** START OF Data provided **
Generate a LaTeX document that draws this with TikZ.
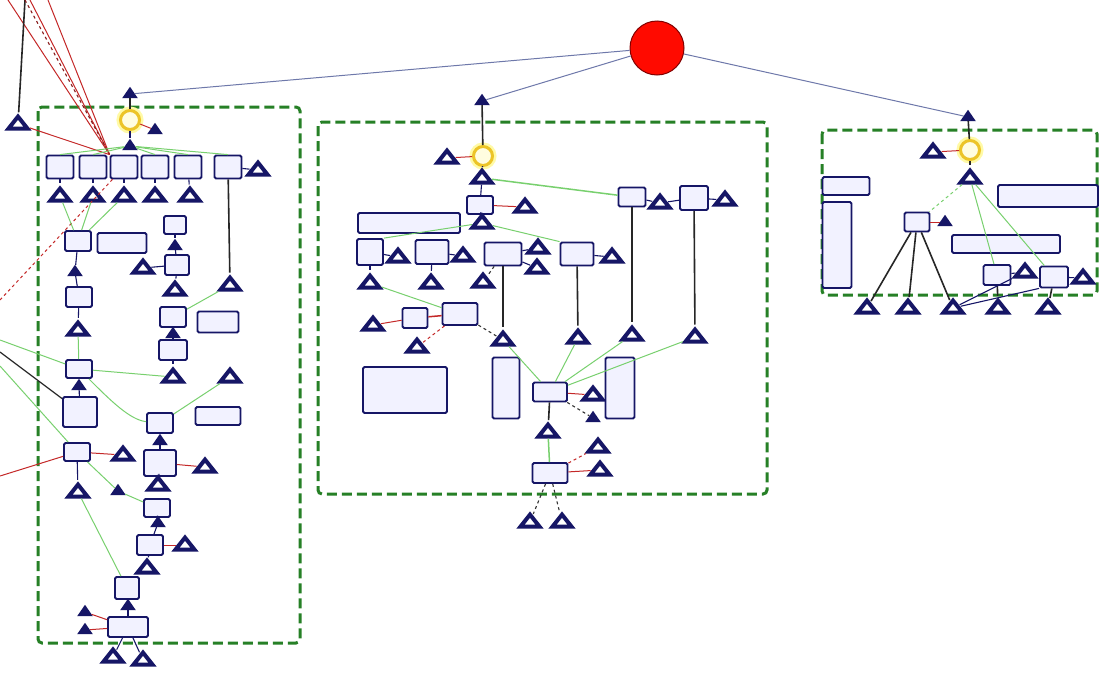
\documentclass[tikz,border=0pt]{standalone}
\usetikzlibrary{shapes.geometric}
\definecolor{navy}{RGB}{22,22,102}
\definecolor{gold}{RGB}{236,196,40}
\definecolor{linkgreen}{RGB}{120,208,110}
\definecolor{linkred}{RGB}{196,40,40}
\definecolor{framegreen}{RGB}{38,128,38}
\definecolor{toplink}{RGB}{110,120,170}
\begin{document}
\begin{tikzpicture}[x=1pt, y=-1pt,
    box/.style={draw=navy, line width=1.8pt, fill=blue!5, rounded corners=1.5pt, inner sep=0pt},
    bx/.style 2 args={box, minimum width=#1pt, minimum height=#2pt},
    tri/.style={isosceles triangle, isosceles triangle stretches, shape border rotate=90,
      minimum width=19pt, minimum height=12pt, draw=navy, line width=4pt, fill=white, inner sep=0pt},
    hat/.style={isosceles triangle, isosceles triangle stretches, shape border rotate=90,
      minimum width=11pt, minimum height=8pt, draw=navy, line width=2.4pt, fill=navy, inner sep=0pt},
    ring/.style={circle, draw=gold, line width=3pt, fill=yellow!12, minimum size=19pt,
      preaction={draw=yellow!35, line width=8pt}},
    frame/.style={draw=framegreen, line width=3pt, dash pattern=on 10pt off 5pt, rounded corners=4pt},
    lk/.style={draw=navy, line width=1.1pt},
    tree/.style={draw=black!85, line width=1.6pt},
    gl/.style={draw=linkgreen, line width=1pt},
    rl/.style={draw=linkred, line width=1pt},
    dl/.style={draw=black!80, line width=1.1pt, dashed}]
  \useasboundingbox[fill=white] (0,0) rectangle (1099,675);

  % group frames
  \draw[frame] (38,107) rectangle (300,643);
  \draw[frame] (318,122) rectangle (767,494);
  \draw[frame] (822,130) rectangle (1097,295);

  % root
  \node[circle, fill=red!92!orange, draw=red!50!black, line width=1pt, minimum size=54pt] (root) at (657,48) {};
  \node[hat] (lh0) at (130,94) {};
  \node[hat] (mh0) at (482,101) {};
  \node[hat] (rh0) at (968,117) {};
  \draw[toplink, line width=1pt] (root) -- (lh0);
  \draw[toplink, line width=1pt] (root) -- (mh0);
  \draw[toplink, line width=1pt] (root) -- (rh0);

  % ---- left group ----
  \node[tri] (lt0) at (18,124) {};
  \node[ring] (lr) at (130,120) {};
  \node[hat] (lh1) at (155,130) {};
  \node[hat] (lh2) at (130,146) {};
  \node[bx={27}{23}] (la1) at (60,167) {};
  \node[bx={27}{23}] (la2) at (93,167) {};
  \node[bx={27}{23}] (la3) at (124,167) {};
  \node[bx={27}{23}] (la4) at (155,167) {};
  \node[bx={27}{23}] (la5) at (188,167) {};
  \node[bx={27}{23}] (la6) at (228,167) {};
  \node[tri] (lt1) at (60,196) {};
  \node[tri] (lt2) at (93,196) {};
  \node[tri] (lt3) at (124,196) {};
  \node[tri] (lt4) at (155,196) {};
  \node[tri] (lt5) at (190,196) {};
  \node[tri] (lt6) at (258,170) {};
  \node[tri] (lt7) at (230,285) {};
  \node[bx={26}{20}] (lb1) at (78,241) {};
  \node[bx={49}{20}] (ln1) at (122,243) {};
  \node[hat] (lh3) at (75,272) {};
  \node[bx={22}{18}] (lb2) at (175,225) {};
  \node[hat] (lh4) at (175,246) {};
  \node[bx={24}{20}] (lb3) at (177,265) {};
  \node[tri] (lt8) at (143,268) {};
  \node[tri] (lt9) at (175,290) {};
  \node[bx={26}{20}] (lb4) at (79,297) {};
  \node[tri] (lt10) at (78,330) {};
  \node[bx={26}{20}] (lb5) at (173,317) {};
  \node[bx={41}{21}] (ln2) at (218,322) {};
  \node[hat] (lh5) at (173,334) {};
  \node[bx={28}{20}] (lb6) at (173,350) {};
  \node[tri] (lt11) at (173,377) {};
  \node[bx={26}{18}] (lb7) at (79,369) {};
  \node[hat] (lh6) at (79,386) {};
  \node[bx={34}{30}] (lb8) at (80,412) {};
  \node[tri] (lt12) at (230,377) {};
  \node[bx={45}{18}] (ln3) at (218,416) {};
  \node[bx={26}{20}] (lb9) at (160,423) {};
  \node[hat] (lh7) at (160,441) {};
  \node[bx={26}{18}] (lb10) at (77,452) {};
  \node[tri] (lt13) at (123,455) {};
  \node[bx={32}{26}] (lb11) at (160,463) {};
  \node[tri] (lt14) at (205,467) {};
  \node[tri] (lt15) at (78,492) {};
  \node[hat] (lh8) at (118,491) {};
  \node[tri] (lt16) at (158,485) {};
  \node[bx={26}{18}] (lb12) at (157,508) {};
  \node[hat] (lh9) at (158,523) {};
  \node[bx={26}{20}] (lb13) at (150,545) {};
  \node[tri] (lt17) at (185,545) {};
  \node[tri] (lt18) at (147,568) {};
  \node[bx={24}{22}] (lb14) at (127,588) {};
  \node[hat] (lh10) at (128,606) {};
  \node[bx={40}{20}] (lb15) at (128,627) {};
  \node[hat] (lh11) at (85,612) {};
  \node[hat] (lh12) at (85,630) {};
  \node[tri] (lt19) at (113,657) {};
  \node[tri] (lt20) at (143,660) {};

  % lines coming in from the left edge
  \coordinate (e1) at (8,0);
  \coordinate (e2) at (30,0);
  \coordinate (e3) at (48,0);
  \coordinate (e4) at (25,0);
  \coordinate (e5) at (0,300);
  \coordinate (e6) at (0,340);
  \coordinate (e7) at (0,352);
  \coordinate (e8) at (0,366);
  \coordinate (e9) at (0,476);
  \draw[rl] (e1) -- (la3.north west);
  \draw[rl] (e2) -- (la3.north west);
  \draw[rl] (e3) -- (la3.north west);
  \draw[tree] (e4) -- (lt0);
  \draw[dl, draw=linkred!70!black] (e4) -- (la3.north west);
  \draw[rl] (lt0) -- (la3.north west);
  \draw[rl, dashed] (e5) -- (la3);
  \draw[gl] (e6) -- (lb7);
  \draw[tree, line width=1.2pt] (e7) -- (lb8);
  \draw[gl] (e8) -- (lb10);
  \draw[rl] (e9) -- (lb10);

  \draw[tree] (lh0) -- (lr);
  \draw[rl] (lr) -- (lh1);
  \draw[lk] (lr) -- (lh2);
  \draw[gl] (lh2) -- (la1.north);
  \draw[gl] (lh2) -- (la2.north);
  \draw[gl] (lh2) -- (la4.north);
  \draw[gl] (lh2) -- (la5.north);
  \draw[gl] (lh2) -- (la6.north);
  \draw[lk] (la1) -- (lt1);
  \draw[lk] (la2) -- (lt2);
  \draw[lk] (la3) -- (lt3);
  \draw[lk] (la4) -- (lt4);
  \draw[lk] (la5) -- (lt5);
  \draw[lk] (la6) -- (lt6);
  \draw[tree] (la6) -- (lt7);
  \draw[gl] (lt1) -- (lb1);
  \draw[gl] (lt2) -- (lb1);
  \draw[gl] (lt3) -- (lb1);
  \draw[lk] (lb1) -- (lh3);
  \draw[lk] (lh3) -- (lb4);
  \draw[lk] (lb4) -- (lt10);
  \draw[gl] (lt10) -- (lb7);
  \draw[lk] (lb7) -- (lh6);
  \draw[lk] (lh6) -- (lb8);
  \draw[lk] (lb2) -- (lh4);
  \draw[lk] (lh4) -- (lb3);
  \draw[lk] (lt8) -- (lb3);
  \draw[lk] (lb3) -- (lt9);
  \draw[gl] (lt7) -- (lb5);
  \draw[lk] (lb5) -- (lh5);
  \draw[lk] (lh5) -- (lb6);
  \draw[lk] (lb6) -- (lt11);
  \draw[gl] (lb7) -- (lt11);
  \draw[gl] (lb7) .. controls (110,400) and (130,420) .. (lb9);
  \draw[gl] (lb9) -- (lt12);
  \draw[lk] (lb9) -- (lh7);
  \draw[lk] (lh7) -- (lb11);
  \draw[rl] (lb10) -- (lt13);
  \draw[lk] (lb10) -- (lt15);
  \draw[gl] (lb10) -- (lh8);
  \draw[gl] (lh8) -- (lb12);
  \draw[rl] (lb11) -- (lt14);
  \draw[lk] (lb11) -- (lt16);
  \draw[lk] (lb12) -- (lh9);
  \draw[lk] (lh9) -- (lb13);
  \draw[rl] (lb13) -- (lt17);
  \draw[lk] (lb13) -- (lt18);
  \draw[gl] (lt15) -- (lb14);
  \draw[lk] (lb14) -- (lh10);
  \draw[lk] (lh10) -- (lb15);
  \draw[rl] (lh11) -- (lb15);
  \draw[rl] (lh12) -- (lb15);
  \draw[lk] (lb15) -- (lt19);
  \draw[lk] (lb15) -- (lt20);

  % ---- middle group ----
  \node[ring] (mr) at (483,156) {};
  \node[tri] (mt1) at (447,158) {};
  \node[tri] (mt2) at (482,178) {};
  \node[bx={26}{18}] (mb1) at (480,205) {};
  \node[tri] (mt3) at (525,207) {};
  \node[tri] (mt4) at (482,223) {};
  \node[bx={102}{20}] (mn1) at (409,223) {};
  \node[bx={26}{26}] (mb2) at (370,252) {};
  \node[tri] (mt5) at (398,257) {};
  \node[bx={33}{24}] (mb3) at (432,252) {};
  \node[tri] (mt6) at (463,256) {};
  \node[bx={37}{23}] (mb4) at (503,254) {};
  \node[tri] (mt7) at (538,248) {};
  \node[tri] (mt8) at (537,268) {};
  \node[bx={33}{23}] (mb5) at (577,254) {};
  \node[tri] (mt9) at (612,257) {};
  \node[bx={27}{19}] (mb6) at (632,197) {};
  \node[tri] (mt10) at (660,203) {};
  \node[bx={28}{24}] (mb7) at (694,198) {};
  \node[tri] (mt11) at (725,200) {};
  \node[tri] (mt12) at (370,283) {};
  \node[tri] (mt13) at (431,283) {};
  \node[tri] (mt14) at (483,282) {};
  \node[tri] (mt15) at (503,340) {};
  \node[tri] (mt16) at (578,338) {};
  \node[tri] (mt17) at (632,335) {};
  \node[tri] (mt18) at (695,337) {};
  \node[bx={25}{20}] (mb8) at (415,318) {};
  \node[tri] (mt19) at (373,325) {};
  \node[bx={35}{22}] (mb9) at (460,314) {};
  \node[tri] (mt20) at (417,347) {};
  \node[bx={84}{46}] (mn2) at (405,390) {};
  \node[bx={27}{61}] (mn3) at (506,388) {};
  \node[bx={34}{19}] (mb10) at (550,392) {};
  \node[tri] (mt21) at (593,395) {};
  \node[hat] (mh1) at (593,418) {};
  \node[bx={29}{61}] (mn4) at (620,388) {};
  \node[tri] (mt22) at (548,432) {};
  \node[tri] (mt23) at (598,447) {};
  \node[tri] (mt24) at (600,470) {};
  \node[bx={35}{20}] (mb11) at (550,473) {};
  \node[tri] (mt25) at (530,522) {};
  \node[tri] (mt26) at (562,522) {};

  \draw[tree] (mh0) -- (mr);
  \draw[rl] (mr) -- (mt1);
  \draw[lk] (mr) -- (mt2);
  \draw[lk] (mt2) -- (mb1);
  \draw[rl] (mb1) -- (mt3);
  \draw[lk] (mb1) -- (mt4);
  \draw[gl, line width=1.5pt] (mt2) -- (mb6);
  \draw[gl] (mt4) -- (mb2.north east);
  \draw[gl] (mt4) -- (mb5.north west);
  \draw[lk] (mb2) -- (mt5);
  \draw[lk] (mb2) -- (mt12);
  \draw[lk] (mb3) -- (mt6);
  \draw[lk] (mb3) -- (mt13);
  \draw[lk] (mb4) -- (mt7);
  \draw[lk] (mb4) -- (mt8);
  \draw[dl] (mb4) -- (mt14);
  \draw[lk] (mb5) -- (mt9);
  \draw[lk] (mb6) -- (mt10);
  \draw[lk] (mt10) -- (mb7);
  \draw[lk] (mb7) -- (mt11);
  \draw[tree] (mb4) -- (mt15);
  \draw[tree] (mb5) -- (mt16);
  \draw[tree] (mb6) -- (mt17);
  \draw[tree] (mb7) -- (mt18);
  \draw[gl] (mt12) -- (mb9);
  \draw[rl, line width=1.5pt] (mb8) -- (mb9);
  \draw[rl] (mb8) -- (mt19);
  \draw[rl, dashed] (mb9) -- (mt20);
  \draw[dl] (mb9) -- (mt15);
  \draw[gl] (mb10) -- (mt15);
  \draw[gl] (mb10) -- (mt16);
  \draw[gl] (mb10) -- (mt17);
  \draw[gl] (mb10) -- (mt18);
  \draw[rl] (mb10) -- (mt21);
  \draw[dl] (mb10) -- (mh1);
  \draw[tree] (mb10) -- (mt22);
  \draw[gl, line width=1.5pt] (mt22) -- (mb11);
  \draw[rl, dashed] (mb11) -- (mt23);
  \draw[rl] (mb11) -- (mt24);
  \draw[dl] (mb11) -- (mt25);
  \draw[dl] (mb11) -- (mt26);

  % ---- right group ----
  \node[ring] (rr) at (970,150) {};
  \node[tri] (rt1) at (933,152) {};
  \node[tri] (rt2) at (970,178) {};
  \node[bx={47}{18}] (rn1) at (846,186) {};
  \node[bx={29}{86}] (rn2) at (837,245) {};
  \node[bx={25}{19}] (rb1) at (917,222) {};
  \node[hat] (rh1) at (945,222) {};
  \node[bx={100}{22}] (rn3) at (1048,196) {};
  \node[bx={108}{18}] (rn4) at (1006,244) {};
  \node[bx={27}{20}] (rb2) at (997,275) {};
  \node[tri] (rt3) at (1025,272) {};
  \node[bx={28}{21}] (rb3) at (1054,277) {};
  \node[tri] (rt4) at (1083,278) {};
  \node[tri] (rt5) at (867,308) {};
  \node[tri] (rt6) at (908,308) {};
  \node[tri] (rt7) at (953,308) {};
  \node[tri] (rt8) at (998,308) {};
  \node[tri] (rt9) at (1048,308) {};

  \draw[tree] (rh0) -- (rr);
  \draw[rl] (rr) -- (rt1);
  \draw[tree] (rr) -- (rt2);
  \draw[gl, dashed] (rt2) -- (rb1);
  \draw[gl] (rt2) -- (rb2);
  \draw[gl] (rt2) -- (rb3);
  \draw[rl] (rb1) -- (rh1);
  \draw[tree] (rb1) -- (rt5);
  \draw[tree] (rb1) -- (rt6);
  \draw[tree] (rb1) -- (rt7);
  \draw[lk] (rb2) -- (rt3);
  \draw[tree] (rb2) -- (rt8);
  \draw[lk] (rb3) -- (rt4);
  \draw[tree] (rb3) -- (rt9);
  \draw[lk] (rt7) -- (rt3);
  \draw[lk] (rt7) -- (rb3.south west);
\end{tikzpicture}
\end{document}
** END OF Data provided **
> **Task requirements**
Make an exact copy of the lines from the top of the material through the line with "(822,130) rectangle (1097,295);", pictures excluded.

> **Solution to this problem**
Generate a LaTeX document that draws this with TikZ.
\documentclass[tikz,border=0pt]{standalone}
\usetikzlibrary{shapes.geometric}
\definecolor{navy}{RGB}{22,22,102}
\definecolor{gold}{RGB}{236,196,40}
\definecolor{linkgreen}{RGB}{120,208,110}
\definecolor{linkred}{RGB}{196,40,40}
\definecolor{framegreen}{RGB}{38,128,38}
\definecolor{toplink}{RGB}{110,120,170}
\begin{document}
\begin{tikzpicture}[x=1pt, y=-1pt,
    box/.style={draw=navy, line width=1.8pt, fill=blue!5, rounded corners=1.5pt, inner sep=0pt},
    bx/.style 2 args={box, minimum width=#1pt, minimum height=#2pt},
    tri/.style={isosceles triangle, isosceles triangle stretches, shape border rotate=90,
      minimum width=19pt, minimum height=12pt, draw=navy, line width=4pt, fill=white, inner sep=0pt},
    hat/.style={isosceles triangle, isosceles triangle stretches, shape border rotate=90,
      minimum width=11pt, minimum height=8pt, draw=navy, line width=2.4pt, fill=navy, inner sep=0pt},
    ring/.style={circle, draw=gold, line width=3pt, fill=yellow!12, minimum size=19pt,
      preaction={draw=yellow!35, line width=8pt}},
    frame/.style={draw=framegreen, line width=3pt, dash pattern=on 10pt off 5pt, rounded corners=4pt},
    lk/.style={draw=navy, line width=1.1pt},
    tree/.style={draw=black!85, line width=1.6pt},
    gl/.style={draw=linkgreen, line width=1pt},
    rl/.style={draw=linkred, line width=1pt},
    dl/.style={draw=black!80, line width=1.1pt, dashed}]
  \useasboundingbox[fill=white] (0,0) rectangle (1099,675);

  % group frames
  \draw[frame] (38,107) rectangle (300,643);
  \draw[frame] (318,122) rectangle (767,494);
  \draw[frame] (822,130) rectangle (1097,295);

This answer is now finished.